(Goal): Set down all of the data that follows word for word, without the images.
Begin Provided material
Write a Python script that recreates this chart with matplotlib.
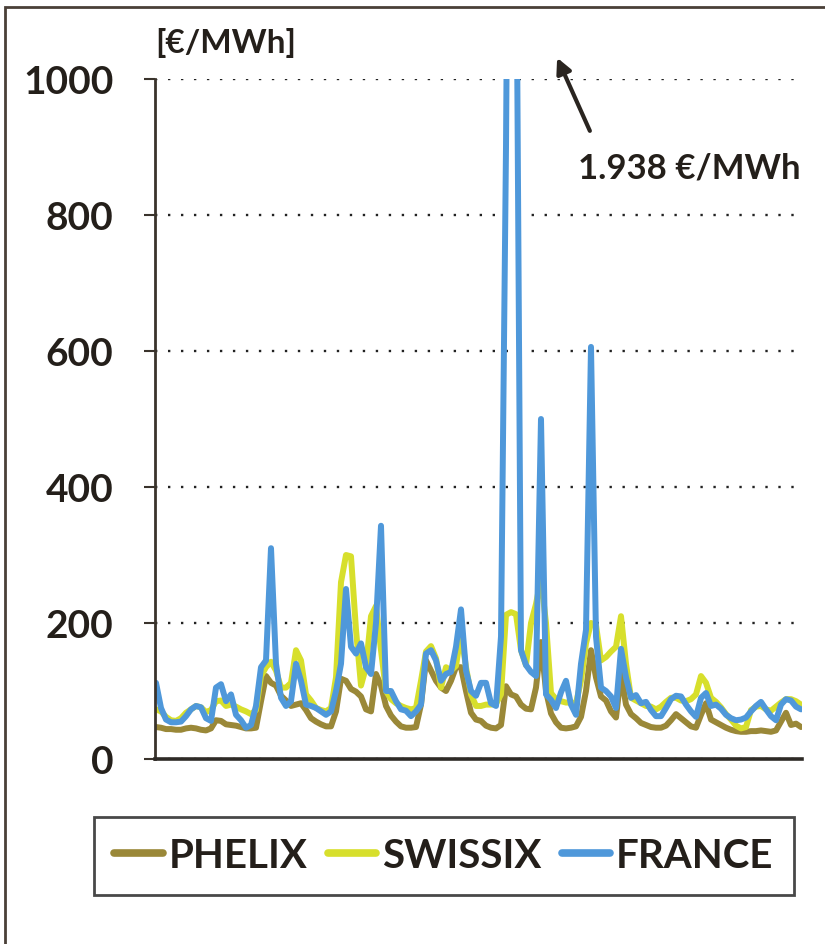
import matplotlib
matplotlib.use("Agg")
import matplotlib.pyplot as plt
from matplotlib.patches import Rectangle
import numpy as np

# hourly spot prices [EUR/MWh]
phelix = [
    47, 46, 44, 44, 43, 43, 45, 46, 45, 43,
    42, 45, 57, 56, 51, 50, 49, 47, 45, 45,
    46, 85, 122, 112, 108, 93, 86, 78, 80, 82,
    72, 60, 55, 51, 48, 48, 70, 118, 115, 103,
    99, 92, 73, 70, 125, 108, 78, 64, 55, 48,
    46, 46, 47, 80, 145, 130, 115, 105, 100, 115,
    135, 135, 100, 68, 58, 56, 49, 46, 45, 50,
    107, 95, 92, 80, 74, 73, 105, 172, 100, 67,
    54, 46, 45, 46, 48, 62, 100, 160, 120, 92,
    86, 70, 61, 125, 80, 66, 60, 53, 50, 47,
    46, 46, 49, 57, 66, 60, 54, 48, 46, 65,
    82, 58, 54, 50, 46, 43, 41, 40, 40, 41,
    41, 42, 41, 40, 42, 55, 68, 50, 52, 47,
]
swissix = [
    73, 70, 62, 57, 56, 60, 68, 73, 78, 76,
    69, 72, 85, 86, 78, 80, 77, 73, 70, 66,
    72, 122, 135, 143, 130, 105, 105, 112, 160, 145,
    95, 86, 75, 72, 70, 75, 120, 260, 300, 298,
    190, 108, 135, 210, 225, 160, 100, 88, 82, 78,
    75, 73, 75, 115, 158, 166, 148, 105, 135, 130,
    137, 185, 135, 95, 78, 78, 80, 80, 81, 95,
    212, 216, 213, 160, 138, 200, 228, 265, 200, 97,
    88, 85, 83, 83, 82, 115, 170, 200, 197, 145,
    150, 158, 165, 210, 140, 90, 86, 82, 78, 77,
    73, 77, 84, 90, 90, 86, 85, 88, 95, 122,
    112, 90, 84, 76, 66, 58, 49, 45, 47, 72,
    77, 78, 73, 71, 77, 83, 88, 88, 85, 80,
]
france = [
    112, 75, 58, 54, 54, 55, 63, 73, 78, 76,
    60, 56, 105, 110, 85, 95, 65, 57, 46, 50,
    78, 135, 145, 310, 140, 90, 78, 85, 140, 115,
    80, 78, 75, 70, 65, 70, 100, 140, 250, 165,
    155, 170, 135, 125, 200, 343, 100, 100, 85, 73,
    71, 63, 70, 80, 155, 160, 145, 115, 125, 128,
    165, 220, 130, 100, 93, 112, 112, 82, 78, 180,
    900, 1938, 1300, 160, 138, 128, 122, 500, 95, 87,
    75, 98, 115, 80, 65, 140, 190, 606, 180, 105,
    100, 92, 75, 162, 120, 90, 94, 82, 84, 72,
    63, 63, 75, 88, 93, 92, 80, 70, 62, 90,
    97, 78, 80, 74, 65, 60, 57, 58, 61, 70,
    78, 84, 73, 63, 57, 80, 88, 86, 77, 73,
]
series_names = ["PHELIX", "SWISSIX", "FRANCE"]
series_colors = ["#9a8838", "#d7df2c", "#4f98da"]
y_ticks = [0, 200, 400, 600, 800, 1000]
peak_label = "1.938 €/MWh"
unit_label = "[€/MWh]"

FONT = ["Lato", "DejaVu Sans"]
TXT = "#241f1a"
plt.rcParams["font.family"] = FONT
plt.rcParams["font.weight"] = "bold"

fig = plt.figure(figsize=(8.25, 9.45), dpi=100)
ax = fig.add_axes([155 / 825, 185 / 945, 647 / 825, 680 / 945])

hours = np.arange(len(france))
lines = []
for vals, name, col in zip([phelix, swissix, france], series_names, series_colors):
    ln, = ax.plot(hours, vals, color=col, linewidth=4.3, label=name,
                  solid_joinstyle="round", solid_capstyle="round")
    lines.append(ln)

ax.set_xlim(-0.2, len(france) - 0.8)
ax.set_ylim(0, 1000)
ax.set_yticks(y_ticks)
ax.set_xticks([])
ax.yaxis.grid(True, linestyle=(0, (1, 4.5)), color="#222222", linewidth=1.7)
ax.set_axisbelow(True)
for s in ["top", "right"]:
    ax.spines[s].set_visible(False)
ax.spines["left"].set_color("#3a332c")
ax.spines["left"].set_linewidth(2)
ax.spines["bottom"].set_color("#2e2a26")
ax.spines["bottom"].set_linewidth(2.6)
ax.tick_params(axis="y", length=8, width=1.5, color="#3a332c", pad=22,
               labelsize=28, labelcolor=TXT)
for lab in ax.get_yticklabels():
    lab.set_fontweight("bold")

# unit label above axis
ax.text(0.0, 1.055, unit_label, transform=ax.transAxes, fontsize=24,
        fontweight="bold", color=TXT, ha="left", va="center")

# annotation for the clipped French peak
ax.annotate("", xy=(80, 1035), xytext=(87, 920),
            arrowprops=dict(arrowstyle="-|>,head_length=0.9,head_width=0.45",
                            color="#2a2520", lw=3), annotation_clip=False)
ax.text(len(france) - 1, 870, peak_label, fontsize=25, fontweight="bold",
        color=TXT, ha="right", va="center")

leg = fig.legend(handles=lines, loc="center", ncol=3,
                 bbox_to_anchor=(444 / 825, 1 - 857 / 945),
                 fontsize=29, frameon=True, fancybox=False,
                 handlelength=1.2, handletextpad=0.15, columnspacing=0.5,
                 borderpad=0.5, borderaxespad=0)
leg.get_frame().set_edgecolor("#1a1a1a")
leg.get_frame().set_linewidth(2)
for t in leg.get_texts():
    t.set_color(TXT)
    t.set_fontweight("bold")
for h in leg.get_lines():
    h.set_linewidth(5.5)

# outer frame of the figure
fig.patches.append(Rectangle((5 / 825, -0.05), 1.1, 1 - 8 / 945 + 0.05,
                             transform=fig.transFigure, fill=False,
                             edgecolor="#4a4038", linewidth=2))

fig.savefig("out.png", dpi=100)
End Provided material
(Task answer):
Write a Python script that recreates this chart with matplotlib.
import matplotlib
matplotlib.use("Agg")
import matplotlib.pyplot as plt
from matplotlib.patches import Rectangle
import numpy as np

# hourly spot prices [EUR/MWh]
phelix = [
    47, 46, 44, 44, 43, 43, 45, 46, 45, 43,
    42, 45, 57, 56, 51, 50, 49, 47, 45, 45,
    46, 85, 122, 112, 108, 93, 86, 78, 80, 82,
    72, 60, 55, 51, 48, 48, 70, 118, 115, 103,
    99, 92, 73, 70, 125, 108, 78, 64, 55, 48,
    46, 46, 47, 80, 145, 130, 115, 105, 100, 115,
    135, 135, 100, 68, 58, 56, 49, 46, 45, 50,
    107, 95, 92, 80, 74, 73, 105, 172, 100, 67,
    54, 46, 45, 46, 48, 62, 100, 160, 120, 92,
    86, 70, 61, 125, 80, 66, 60, 53, 50, 47,
    46, 46, 49, 57, 66, 60, 54, 48, 46, 65,
    82, 58, 54, 50, 46, 43, 41, 40, 40, 41,
    41, 42, 41, 40, 42, 55, 68, 50, 52, 47,
]
swissix = [
    73, 70, 62, 57, 56, 60, 68, 73, 78, 76,
    69, 72, 85, 86, 78, 80, 77, 73, 70, 66,
    72, 122, 135, 143, 130, 105, 105, 112, 160, 145,
    95, 86, 75, 72, 70, 75, 120, 260, 300, 298,
    190, 108, 135, 210, 225, 160, 100, 88, 82, 78,
    75, 73, 75, 115, 158, 166, 148, 105, 135, 130,
    137, 185, 135, 95, 78, 78, 80, 80, 81, 95,
    212, 216, 213, 160, 138, 200, 228, 265, 200, 97,
    88, 85, 83, 83, 82, 115, 170, 200, 197, 145,
    150, 158, 165, 210, 140, 90, 86, 82, 78, 77,
    73, 77, 84, 90, 90, 86, 85, 88, 95, 122,
    112, 90, 84, 76, 66, 58, 49, 45, 47, 72,
    77, 78, 73, 71, 77, 83, 88, 88, 85, 80,
]
france = [
    112, 75, 58, 54, 54, 55, 63, 73, 78, 76,
    60, 56, 105, 110, 85, 95, 65, 57, 46, 50,
    78, 135, 145, 310, 140, 90, 78, 85, 140, 115,
    80, 78, 75, 70, 65, 70, 100, 140, 250, 165,
    155, 170, 135, 125, 200, 343, 100, 100, 85, 73,
    71, 63, 70, 80, 155, 160, 145, 115, 125, 128,
    165, 220, 130, 100, 93, 112, 112, 82, 78, 180,
    900, 1938, 1300, 160, 138, 128, 122, 500, 95, 87,
    75, 98, 115, 80, 65, 140, 190, 606, 180, 105,
    100, 92, 75, 162, 120, 90, 94, 82, 84, 72,
    63, 63, 75, 88, 93, 92, 80, 70, 62, 90,
    97, 78, 80, 74, 65, 60, 57, 58, 61, 70,
    78, 84, 73, 63, 57, 80, 88, 86, 77, 73,
]
series_names = ["PHELIX", "SWISSIX", "FRANCE"]
series_colors = ["#9a8838", "#d7df2c", "#4f98da"]
y_ticks = [0, 200, 400, 600, 800, 1000]
peak_label = "1.938 €/MWh"
unit_label = "[€/MWh]"

FONT = ["Lato", "DejaVu Sans"]
TXT = "#241f1a"
plt.rcParams["font.family"] = FONT
plt.rcParams["font.weight"] = "bold"

fig = plt.figure(figsize=(8.25, 9.45), dpi=100)
ax = fig.add_axes([155 / 825, 185 / 945, 647 / 825, 680 / 945])

hours = np.arange(len(france))
lines = []
for vals, name, col in zip([phelix, swissix, france], series_names, series_colors):
    ln, = ax.plot(hours, vals, color=col, linewidth=4.3, label=name,
                  solid_joinstyle="round", solid_capstyle="round")
    lines.append(ln)

ax.set_xlim(-0.2, len(france) - 0.8)
ax.set_ylim(0, 1000)
ax.set_yticks(y_ticks)
ax.set_xticks([])
ax.yaxis.grid(True, linestyle=(0, (1, 4.5)), color="#222222", linewidth=1.7)
ax.set_axisbelow(True)
for s in ["top", "right"]:
    ax.spines[s].set_visible(False)
ax.spines["left"].set_color("#3a332c")
ax.spines["left"].set_linewidth(2)
ax.spines["bottom"].set_color("#2e2a26")
ax.spines["bottom"].set_linewidth(2.6)
ax.tick_params(axis="y", length=8, width=1.5, color="#3a332c", pad=22,
               labelsize=28, labelcolor=TXT)
for lab in ax.get_yticklabels():
    lab.set_fontweight("bold")

# unit label above axis
ax.text(0.0, 1.055, unit_label, transform=ax.transAxes, fontsize=24,
        fontweight="bold", color=TXT, ha="left", va="center")

# annotation for the clipped French peak
ax.annotate("", xy=(80, 1035), xytext=(87, 920),
            arrowprops=dict(arrowstyle="-|>,head_length=0.9,head_width=0.45",
                            color="#2a2520", lw=3), annotation_clip=False)
ax.text(len(france) - 1, 870, peak_label, fontsize=25, fontweight="bold",
        color=TXT, ha="right", va="center")

leg = fig.legend(handles=lines, loc="center", ncol=3,
                 bbox_to_anchor=(444 / 825, 1 - 857 / 945),
                 fontsize=29, frameon=True, fancybox=False,
                 handlelength=1.2, handletextpad=0.15, columnspacing=0.5,
                 borderpad=0.5, borderaxespad=0)
leg.get_frame().set_edgecolor("#1a1a1a")
leg.get_frame().set_linewidth(2)
for t in leg.get_texts():
    t.set_color(TXT)
    t.set_fontweight("bold")
for h in leg.get_lines():
    h.set_linewidth(5.5)

# outer frame of the figure
fig.patches.append(Rectangle((5 / 825, -0.05), 1.1, 1 - 8 / 945 + 0.05,
                             transform=fig.transFigure, fill=False,
                             edgecolor="#4a4038", linewidth=2))

fig.savefig("out.png", dpi=100)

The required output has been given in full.